In the December, 1973, issue we ran the sad news that the St. Johnsbury & Lamoille County Railroad had gone out of business, thereby endangering the world’s shortest covered railroad bridge, which protected ninety feet of the Vermont line’s right of way. However, Robert L. Hagerman of Morrisville, Vermont, tells us that service has been revived: Of your selection of handsome photographs of American bridges by David Plowden I’m happy to report that the railroad using the covered bridge that appears on page 47 has not been abandoned as reported in the caption. It was a close call, however, and the St. Johnsbury & Lamoille is still not out of the woods—either literally or figuratively (the tracks are overgrown with brush in some places).

A petition for the line’s abandonment had been filed with the Interstate Commerce Commission, but that became void when the state of Vermont purchased the roadbed from its private owner and subsequently leased it to a different operator.

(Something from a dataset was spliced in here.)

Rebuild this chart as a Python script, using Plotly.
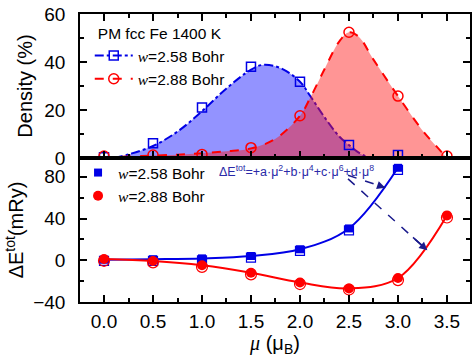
import plotly.graph_objects as go
from plotly.subplots import make_subplots

# ---------------- data ----------------
mu = [0.0, 0.5, 1.0, 1.5, 2.0, 2.5, 3.0, 3.5]
mu_258 = [0.0, 0.5, 1.0, 1.5, 2.0, 2.5, 3.0]

# upper panel: magnetic moment density (%)
dens_w258 = [0.3, 6.1, 21.0, 38.0, 31.8, 5.4, 1.2]
dens_w288 = [0.8, 1.2, 1.5, 4.3, 17.6, 52.4, 25.8, 0.8]

# fitted density curves
fit258_x = [0.1, 0.25, 0.5, 0.75, 1.0, 1.25, 1.5, 1.62, 1.8, 2.0, 2.11, 2.25, 2.4, 2.5, 2.6, 2.71]
fit258_y = [0.0, 1.5, 5.0, 11.0, 19.5, 29.0, 36.8, 38.8, 37.5, 31.8, 25.5, 17.0, 9.0, 5.4, 2.2, 0.0]
fit288_x = [0.0, 0.25, 0.5, 0.75, 1.0, 1.25, 1.5, 1.75, 2.0, 2.11, 2.25, 2.4, 2.5, 2.6, 2.75, 3.0, 3.25, 3.4, 3.5]
fit288_y = [0.3, 0.6, 1.0, 1.4, 2.0, 2.8, 4.0, 8.0, 17.6, 25.5, 37.0, 48.5, 52.4, 50.5, 41.0, 25.8, 11.5, 4.5, 0.0]

# lower panel: total energy difference (mRy), two data sets per w
dE_w258_filled = [0.5, 1.0, 1.8, 4.1, 10.5, 30.5, 88.6]
dE_w258_open = [-0.5, -0.5, 0.0, 2.5, 9.0, 28.6, 86.7]
dE_w288_filled = [1.2, -0.7, -4.8, -12.0, -21.3, -27.0, -17.0, 43.0]
dE_w288_open = [-0.5, -2.0, -6.3, -13.5, -22.8, -28.0, -19.0, 41.0]

x_ticks = [0.0, 0.5, 1.0, 1.5, 2.0, 2.5, 3.0, 3.5]
x_tick_labels = ["0.0", "0.5", "1.0", "1.5", "2.0", "2.5", "3.0", "3.5"]
y1_ticks = [0, 20, 40, 60]
y2_ticks = [-40, 0, 40, 80]

# ---------------- styles ----------------
SANS = "Liberation Sans, Arial, sans-serif"
BLUE = "#0000e6"
RED = "#ff0000"
NAVY = "#1a1a8c"
W_IT = "<span style=\"font-family:'Liberation Serif'\"><i>w</i></span>"

fig = make_subplots(rows=2, cols=1, shared_xaxes=False, vertical_spacing=0)

# ---- upper panel ----
fig.add_trace(go.Scatter(x=fit258_x, y=fit258_y, mode="lines", line=dict(color=BLUE, width=2, dash="dashdot", shape="spline"),
                         fill="tozeroy", fillcolor="rgba(40,40,255,0.5)", showlegend=False), row=1, col=1)
fig.add_trace(go.Scatter(x=fit288_x, y=fit288_y, mode="lines", line=dict(color=RED, width=2, dash="dash", shape="spline"),
                         fill="tozeroy", fillcolor="rgba(255,20,20,0.45)", showlegend=False), row=1, col=1)
fig.add_trace(go.Scatter(x=mu_258, y=dens_w258, mode="markers",
                         marker=dict(symbol="square-open", size=9, color=BLUE, line=dict(width=1.5)),
                         showlegend=False), row=1, col=1)
fig.add_trace(go.Scatter(x=mu, y=dens_w288, mode="markers",
                         marker=dict(symbol="circle-open", size=10, color=RED, line=dict(width=1.5)),
                         showlegend=False), row=1, col=1)
# legend entries (upper)
fig.add_trace(go.Scatter(x=[None], y=[None], mode="lines+markers", name=W_IT + "=2.58 Bohr",
                         line=dict(color=BLUE, width=2, dash="dashdot"),
                         marker=dict(symbol="square-open", size=9, color=BLUE, line=dict(width=1.5)),
                         legend="legend"), row=1, col=1)
fig.add_trace(go.Scatter(x=[None], y=[None], mode="lines+markers", name=W_IT + "=2.88 Bohr",
                         line=dict(color=RED, width=2, dash="dash"),
                         marker=dict(symbol="circle-open", size=10, color=RED, line=dict(width=1.5)),
                         legend="legend"), row=1, col=1)

# ---- lower panel ----
fig.add_trace(go.Scatter(x=mu_258, y=dE_w258_filled, mode="lines", line=dict(color=BLUE, width=2, shape="spline"),
                         showlegend=False), row=2, col=1)
fig.add_trace(go.Scatter(x=mu, y=dE_w288_filled, mode="lines", line=dict(color=RED, width=2, shape="spline"),
                         showlegend=False), row=2, col=1)
fig.add_trace(go.Scatter(x=mu_258, y=dE_w258_open, mode="markers",
                         marker=dict(symbol="square-open", size=9, color=BLUE, line=dict(width=1.2)),
                         showlegend=False), row=2, col=1)
fig.add_trace(go.Scatter(x=mu, y=dE_w288_open, mode="markers",
                         marker=dict(symbol="circle-open", size=11, color=RED, line=dict(width=1.2)),
                         showlegend=False), row=2, col=1)
fig.add_trace(go.Scatter(x=mu_258, y=dE_w258_filled, mode="markers", name=W_IT + "=2.58 Bohr",
                         marker=dict(symbol="square", size=8, color=BLUE), legend="legend2"), row=2, col=1)
fig.add_trace(go.Scatter(x=mu, y=dE_w288_filled, mode="markers", name=W_IT + "=2.88 Bohr",
                         marker=dict(symbol="circle", size=10, color=RED), legend="legend2"), row=2, col=1)

# ---- axes ----
axis_common = dict(showline=True, linecolor="black", linewidth=1.5, ticks="inside", tickcolor="black",
                   tickwidth=1.5, ticklen=7, showgrid=False, zeroline=False, automargin=False,
                   tickfont=dict(family=SANS, size=19, color="black"))
xr = [-0.245, 3.735]
fig.update_xaxes(range=xr, tickvals=x_ticks, ticktext=x_tick_labels, mirror="allticks",
                 minor=dict(ticks="inside", ticklen=4, tickwidth=1.5, tickcolor="black", dtick=0.25, tick0=0.25),
                 **axis_common)
fig.update_xaxes(showticklabels=False, row=1, col=1)
fig.update_xaxes(mirror=True, ticklabelstandoff=1,
                 title=dict(text="<span style=\"font-family:'Liberation Serif'\"><i>μ</i></span> (μ<sub>B</sub>)",
                            font=dict(family=SANS, size=20, color="black"), standoff=0), row=2, col=1)
fig.update_yaxes(mirror="allticks", ticklabelstandoff=9, **axis_common)
fig.update_yaxes(range=[0, 60], tickvals=y1_ticks,
                 minor=dict(ticks="inside", ticklen=4, tickwidth=1.5, tickcolor="black", tickvals=[10, 30, 50]),
                 title=dict(text="Density (%)", font=dict(family=SANS, size=20, color="black"), standoff=6),
                 row=1, col=1)
fig.update_yaxes(range=[-40, 98], tickvals=y2_ticks,
                 minor=dict(ticks="inside", ticklen=4, tickwidth=1.5, tickcolor="black", tickvals=[-20, 20, 60]),
                 title=dict(text="ΔE<sup>tot</sup>(mRy)", font=dict(family=SANS, size=20, color="black"), standoff=4),
                 row=2, col=1)

# ---- annotations: formula and arrows ----
fig.add_annotation(x=1.15, y=86, xref="x2", yref="y2", xanchor="left", yanchor="middle", showarrow=False,
                   text="ΔE<sup>tot</sup>=+a·μ<sup>2</sup>+b·μ<sup>4</sup>+c·μ<sup>6</sup>+d·μ<sup>8</sup>",
                   font=dict(family=SANS, size=12.5, color="#2a2aa8"))
arrows = [((2.49, 81.5), (2.87, 69.5)), ((2.49, 78.0), (3.30, 9.5))]
for (tx, ty), (hx, hy) in arrows:
    fig.add_shape(type="line", x0=tx, y0=ty, x1=hx, y1=hy, xref="x2", yref="y2",
                  line=dict(color=NAVY, width=1.5, dash="dash"))
    fig.add_annotation(x=hx, y=hy, ax=hx - (hx - tx) * 0.2, ay=hy - (hy - ty) * 0.2,
                       xref="x2", yref="y2", axref="x2", ayref="y2", showarrow=True,
                       arrowhead=2, arrowsize=1.1, arrowwidth=1.5, arrowcolor=NAVY, text="")

fig.update_layout(
    width=474, height=362, margin=dict(l=80, r=4, t=14, b=60),
    paper_bgcolor="white", plot_bgcolor="white",
    font=dict(family=SANS, color="black"),
    legend=dict(x=0.025, y=0.983, xanchor="left", yanchor="top", bgcolor="rgba(0,0,0,0)",
                itemwidth=38, tracegroupgap=0,
                font=dict(family=SANS, size=15.5, color="black"),
                title=dict(text="PM fcc Fe 1400 K", side="top center", font=dict(family=SANS, size=15.5, color="black"))),
    legend2=dict(x=-0.005, y=0.507, xanchor="left", yanchor="top", bgcolor="rgba(0,0,0,0)",
                 font=dict(family=SANS, size=15.5, color="black")),
)

fig.write_html("out.html", config={"displayModeBar": False},
               post_script="document.body.style.margin='0px';document.body.style.overflow='hidden';")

Service on the east end of the ninety-eight-mile line, which includes what is known as Fisher Bridge, was restored late in 1974 after some two years of idleness. Major rehabilitation is needed, and whether it will be carried out is still very uncertain. But for now at least, as my accompanying photo attests, trains are again rolling through the historic timbered bridge, which has been reinforced by the addition of steel girders and a pier in midstream.